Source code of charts
'''
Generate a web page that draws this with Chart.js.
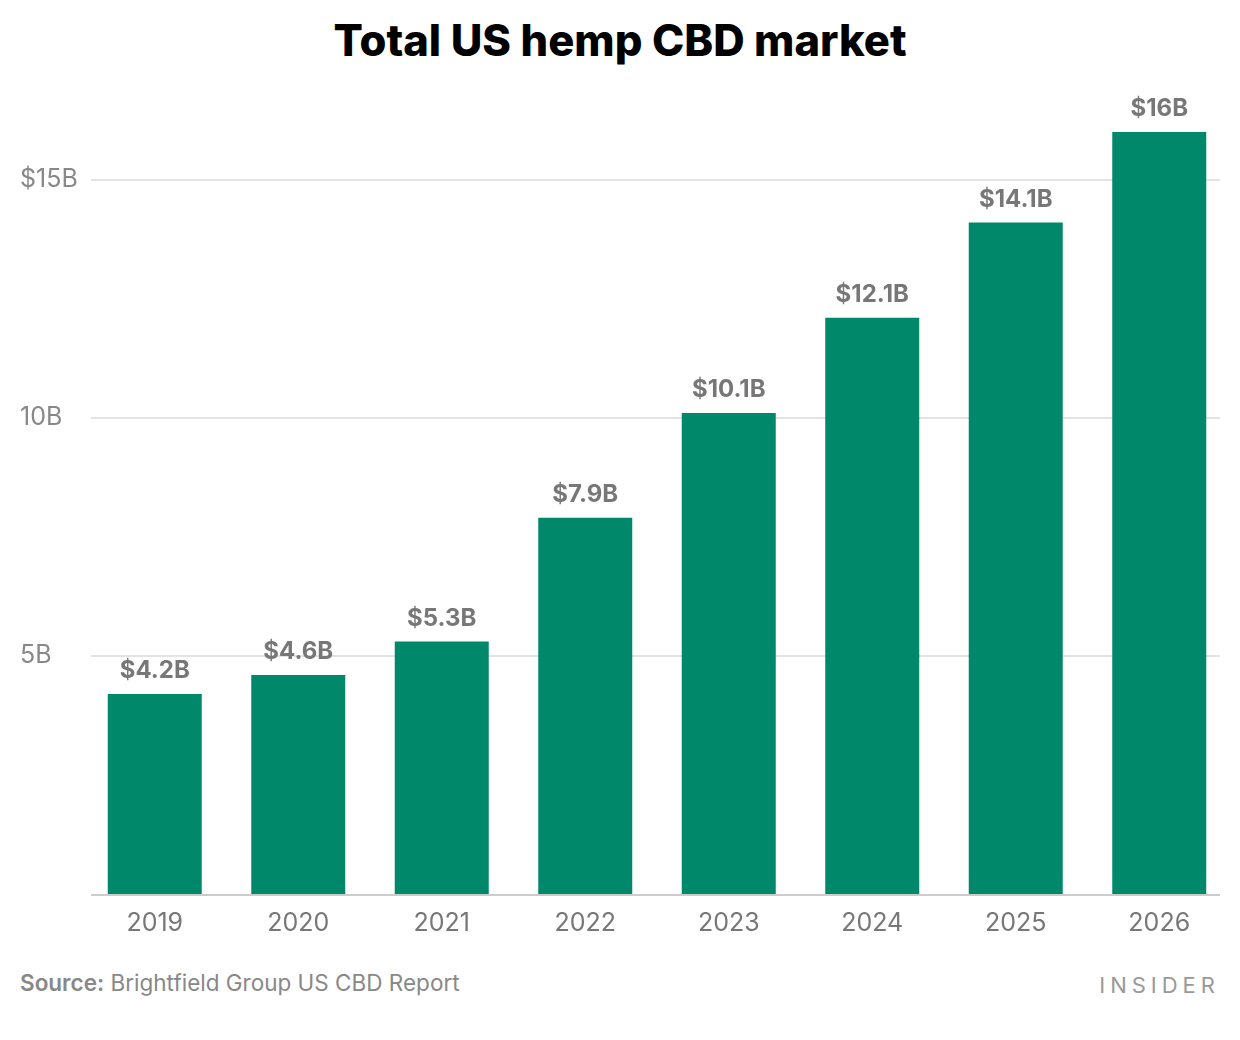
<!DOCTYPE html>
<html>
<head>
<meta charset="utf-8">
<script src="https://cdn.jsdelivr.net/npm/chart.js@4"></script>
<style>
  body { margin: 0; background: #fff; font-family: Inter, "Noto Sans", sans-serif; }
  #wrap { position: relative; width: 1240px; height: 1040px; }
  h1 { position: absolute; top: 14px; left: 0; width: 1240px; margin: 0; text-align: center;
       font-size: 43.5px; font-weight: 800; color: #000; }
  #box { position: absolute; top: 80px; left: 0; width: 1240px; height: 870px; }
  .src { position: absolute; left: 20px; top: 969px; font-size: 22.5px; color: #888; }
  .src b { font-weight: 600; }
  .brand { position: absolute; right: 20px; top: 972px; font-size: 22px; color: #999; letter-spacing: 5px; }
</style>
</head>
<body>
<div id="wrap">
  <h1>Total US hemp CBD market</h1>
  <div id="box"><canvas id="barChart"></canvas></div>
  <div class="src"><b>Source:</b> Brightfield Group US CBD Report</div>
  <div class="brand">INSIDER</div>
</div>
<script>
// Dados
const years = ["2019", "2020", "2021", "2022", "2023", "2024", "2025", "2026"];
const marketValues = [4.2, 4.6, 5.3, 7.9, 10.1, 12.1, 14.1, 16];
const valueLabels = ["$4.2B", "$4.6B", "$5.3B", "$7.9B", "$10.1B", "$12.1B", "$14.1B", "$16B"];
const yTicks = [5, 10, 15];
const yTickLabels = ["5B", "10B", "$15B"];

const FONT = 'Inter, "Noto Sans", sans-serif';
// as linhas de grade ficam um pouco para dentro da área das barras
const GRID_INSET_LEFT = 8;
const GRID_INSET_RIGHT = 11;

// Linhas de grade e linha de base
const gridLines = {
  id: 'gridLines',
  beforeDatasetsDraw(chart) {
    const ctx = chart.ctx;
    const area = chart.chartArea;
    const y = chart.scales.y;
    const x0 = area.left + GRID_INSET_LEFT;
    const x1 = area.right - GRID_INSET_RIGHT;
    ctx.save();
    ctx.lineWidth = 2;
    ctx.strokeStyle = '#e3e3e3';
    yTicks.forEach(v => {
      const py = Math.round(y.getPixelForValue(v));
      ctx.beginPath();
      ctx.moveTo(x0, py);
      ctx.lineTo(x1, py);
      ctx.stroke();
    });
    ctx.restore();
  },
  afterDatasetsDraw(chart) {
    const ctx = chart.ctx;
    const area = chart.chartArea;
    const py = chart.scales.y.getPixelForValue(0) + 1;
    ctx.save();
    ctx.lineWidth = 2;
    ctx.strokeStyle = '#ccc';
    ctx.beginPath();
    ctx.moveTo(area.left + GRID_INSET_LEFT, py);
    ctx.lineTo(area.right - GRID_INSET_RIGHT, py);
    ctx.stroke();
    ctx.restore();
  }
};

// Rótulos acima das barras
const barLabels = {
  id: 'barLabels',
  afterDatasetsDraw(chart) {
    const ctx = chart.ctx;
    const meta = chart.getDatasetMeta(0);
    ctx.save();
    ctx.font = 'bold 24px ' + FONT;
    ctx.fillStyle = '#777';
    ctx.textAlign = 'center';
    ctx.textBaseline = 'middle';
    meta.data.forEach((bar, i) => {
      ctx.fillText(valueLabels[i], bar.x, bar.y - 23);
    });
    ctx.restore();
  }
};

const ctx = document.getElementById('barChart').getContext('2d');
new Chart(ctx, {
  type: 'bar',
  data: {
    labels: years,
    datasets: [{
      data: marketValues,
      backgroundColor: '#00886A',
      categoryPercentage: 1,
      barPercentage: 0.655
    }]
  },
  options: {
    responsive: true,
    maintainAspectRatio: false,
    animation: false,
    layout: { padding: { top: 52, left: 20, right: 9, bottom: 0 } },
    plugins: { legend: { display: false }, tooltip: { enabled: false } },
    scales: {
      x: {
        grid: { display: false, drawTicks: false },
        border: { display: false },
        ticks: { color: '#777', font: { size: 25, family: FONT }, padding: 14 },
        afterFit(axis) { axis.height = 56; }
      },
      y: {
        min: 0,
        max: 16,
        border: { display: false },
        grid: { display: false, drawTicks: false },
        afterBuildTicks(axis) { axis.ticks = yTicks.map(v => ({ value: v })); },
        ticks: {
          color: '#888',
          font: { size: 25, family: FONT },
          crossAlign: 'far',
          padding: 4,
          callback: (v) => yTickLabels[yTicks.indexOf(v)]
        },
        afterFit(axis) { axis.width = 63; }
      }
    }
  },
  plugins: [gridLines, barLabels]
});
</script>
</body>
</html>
'''
'''
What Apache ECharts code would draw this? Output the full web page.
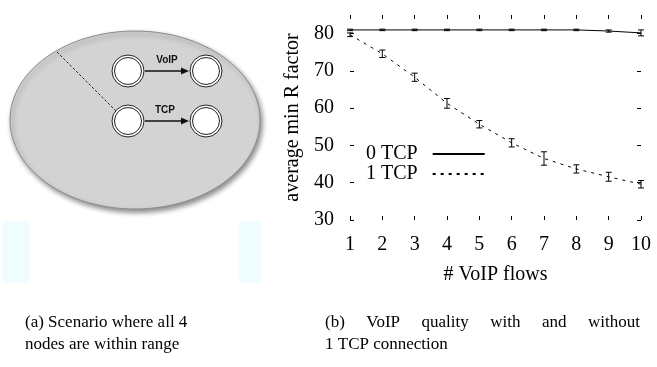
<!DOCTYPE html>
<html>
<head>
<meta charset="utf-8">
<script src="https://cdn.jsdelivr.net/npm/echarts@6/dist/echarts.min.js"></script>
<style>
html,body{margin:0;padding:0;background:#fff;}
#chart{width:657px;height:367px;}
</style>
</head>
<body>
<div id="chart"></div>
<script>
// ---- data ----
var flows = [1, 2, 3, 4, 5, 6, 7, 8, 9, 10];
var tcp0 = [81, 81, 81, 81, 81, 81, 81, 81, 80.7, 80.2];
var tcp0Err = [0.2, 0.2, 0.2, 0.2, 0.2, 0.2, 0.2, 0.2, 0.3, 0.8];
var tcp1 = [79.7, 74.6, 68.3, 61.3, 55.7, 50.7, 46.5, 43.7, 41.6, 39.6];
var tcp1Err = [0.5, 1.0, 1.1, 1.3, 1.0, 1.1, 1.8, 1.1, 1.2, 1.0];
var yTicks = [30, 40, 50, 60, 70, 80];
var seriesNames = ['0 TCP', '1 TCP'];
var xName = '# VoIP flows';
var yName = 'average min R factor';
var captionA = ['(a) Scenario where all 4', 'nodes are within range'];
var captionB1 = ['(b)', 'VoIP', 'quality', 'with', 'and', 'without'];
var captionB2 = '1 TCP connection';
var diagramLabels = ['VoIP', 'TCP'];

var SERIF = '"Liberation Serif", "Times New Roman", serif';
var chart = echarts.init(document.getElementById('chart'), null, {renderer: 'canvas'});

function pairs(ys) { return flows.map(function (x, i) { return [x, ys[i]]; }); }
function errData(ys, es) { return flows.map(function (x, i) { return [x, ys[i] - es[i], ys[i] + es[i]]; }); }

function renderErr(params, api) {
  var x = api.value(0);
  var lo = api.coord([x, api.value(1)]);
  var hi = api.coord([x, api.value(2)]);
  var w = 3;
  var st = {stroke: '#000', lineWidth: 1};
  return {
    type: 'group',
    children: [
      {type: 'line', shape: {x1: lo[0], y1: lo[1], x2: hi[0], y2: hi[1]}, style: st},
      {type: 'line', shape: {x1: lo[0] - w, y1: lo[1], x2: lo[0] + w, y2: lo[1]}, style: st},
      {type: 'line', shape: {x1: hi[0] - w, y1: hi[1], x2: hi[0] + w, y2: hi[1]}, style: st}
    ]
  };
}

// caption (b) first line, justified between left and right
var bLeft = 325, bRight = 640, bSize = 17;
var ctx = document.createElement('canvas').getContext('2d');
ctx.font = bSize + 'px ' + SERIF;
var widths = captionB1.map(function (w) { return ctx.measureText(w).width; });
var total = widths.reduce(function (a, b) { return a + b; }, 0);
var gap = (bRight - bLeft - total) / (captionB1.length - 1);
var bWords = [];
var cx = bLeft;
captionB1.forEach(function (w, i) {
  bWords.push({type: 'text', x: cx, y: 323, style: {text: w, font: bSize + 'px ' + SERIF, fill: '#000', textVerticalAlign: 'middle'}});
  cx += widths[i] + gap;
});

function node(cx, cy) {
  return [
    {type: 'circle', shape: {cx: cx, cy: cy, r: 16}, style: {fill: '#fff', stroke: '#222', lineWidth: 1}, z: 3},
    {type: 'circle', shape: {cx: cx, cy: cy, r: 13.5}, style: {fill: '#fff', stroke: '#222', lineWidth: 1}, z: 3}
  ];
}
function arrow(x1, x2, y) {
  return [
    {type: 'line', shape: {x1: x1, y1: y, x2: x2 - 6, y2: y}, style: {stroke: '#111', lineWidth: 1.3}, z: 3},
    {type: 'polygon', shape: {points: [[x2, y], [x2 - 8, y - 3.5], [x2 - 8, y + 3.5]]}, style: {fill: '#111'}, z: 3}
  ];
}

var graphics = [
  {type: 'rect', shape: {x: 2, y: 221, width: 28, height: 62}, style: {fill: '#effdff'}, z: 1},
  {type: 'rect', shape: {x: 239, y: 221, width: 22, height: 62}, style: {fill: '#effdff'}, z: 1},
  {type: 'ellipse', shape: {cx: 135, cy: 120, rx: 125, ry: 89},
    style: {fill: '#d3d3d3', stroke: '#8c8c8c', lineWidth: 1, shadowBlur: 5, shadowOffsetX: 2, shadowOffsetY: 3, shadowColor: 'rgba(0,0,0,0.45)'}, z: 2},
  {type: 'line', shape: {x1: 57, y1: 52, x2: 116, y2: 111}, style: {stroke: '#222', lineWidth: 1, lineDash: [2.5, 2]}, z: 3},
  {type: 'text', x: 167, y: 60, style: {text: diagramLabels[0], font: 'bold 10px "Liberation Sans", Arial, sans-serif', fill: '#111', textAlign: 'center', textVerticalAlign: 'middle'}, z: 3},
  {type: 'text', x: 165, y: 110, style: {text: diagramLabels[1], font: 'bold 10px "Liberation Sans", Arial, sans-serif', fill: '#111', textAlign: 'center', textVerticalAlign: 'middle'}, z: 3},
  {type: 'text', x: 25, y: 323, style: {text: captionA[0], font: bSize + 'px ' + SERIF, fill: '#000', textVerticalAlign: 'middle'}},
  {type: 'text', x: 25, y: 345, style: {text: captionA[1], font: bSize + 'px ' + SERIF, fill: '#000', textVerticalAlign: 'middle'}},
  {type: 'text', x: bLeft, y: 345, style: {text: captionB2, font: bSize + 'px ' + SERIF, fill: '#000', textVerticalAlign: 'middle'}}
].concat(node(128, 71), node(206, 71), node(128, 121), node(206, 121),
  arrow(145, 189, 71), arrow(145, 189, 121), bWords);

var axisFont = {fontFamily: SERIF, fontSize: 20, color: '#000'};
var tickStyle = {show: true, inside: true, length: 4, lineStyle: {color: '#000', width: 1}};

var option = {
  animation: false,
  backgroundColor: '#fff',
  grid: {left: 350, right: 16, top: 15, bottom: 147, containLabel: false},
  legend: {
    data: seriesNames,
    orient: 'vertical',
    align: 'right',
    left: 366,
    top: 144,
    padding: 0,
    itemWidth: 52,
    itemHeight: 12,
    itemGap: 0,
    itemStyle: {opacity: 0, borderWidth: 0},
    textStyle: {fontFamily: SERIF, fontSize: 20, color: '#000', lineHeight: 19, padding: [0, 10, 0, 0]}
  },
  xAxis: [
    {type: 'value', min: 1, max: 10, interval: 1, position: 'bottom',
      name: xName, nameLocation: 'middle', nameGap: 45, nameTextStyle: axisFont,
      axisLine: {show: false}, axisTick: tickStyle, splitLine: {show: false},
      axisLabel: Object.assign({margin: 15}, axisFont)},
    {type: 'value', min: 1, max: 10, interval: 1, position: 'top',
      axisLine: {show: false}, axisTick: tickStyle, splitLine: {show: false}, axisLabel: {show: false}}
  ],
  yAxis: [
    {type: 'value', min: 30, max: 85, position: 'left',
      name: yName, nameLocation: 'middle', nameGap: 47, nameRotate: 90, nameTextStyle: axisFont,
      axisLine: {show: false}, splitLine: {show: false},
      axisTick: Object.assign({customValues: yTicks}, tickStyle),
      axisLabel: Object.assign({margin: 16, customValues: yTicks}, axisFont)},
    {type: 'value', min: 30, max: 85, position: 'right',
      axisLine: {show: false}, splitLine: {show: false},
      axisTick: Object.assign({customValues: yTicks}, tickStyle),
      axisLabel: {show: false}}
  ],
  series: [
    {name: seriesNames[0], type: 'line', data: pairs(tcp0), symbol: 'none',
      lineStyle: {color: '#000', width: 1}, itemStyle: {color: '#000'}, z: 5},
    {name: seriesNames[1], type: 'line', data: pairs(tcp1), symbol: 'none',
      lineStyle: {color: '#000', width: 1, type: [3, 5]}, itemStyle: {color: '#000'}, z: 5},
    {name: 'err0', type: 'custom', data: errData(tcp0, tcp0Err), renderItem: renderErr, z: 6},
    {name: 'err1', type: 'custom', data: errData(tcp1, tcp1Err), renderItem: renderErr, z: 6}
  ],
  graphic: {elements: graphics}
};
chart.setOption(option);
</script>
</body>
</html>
'''
'''
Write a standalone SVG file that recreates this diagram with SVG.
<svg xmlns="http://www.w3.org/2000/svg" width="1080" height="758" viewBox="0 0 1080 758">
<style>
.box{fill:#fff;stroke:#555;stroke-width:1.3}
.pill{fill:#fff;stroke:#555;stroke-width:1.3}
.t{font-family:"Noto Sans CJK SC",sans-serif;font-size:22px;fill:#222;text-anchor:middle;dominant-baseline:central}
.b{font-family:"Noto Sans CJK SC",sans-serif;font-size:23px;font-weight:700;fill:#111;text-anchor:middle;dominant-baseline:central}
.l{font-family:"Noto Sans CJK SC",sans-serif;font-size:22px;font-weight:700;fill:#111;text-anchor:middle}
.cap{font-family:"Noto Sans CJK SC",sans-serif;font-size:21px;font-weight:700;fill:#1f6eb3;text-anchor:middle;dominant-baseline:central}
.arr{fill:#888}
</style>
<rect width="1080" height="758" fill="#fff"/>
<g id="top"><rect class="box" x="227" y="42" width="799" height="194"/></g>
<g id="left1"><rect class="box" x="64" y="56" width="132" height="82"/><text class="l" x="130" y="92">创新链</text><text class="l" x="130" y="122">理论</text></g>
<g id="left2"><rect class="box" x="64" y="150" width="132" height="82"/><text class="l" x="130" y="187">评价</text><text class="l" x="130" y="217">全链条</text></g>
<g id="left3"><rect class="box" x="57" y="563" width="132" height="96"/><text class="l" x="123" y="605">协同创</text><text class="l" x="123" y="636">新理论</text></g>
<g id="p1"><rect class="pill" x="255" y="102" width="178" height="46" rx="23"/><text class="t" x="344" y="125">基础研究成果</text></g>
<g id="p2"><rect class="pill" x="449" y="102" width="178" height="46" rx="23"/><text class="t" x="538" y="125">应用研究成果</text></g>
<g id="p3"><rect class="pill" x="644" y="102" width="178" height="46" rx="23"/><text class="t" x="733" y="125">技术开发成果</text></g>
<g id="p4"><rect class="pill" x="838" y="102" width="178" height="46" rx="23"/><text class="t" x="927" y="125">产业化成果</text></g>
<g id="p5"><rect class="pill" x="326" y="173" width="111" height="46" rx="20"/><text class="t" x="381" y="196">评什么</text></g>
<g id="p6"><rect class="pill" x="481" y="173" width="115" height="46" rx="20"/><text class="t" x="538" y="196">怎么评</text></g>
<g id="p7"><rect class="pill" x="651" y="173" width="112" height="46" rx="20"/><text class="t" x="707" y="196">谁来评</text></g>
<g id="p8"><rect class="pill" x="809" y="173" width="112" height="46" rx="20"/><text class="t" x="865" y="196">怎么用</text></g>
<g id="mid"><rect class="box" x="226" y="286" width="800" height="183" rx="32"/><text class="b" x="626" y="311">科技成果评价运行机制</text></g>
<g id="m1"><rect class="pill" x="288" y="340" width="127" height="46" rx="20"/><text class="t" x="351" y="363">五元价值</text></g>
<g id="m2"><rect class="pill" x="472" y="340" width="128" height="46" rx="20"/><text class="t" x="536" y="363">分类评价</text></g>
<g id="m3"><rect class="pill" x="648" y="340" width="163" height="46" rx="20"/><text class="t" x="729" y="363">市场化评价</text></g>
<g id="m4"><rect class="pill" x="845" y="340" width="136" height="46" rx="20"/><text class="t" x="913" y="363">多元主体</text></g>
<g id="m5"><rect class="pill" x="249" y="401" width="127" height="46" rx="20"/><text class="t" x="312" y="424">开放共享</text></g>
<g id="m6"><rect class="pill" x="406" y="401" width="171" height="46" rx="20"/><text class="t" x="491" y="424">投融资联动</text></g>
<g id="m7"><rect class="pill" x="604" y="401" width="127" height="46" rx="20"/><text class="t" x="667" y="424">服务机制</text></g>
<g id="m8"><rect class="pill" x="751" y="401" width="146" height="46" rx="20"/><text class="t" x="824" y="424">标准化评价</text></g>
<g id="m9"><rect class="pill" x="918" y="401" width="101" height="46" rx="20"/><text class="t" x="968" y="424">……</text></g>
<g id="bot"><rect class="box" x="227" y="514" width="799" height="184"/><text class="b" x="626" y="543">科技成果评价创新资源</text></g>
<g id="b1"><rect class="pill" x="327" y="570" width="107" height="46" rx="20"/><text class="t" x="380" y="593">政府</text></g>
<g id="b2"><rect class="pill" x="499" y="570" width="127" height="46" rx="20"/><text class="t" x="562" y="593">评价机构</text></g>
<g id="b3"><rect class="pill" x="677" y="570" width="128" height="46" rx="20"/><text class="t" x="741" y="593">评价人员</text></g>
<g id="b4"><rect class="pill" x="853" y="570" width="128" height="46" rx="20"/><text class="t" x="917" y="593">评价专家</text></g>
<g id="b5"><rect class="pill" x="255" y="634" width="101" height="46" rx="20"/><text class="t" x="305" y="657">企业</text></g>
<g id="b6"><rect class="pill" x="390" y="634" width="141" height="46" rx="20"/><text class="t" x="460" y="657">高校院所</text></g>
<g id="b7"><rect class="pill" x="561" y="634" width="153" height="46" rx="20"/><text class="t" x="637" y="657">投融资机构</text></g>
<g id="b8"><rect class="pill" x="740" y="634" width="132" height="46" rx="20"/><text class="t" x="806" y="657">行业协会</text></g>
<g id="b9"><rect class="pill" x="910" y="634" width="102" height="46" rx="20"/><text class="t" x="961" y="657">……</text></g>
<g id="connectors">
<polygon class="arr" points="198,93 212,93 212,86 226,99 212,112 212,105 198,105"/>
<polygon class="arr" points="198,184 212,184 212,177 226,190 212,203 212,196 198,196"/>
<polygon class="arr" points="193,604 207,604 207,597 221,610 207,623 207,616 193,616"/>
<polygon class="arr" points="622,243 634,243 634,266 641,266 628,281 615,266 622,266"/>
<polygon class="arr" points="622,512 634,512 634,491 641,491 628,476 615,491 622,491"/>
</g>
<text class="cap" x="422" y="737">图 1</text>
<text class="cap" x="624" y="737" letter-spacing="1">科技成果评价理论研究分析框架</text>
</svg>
'''
◆ Short task ◆
From the line containing "What Apache ECharts" to the line containing "function errData(ys, es)", both lines included, give the text again exactly, without any pictures.

◆ Response to the task ◆
What Apache ECharts code would draw this? Output the full web page.
<!DOCTYPE html>
<html>
<head>
<meta charset="utf-8">
<script src="https://cdn.jsdelivr.net/npm/echarts@6/dist/echarts.min.js"></script>
<style>
html,body{margin:0;padding:0;background:#fff;}
#chart{width:657px;height:367px;}
</style>
</head>
<body>
<div id="chart"></div>
<script>
// ---- data ----
var flows = [1, 2, 3, 4, 5, 6, 7, 8, 9, 10];
var tcp0 = [81, 81, 81, 81, 81, 81, 81, 81, 80.7, 80.2];
var tcp0Err = [0.2, 0.2, 0.2, 0.2, 0.2, 0.2, 0.2, 0.2, 0.3, 0.8];
var tcp1 = [79.7, 74.6, 68.3, 61.3, 55.7, 50.7, 46.5, 43.7, 41.6, 39.6];
var tcp1Err = [0.5, 1.0, 1.1, 1.3, 1.0, 1.1, 1.8, 1.1, 1.2, 1.0];
var yTicks = [30, 40, 50, 60, 70, 80];
var seriesNames = ['0 TCP', '1 TCP'];
var xName = '# VoIP flows';
var yName = 'average min R factor';
var captionA = ['(a) Scenario where all 4', 'nodes are within range'];
var captionB1 = ['(b)', 'VoIP', 'quality', 'with', 'and', 'without'];
var captionB2 = '1 TCP connection';
var diagramLabels = ['VoIP', 'TCP'];

var SERIF = '"Liberation Serif", "Times New Roman", serif';
var chart = echarts.init(document.getElementById('chart'), null, {renderer: 'canvas'});

function pairs(ys) { return flows.map(function (x, i) { return [x, ys[i]]; }); }
function errData(ys, es) { return flows.map(function (x, i) { return [x, ys[i] - es[i], ys[i] + es[i]]; }); }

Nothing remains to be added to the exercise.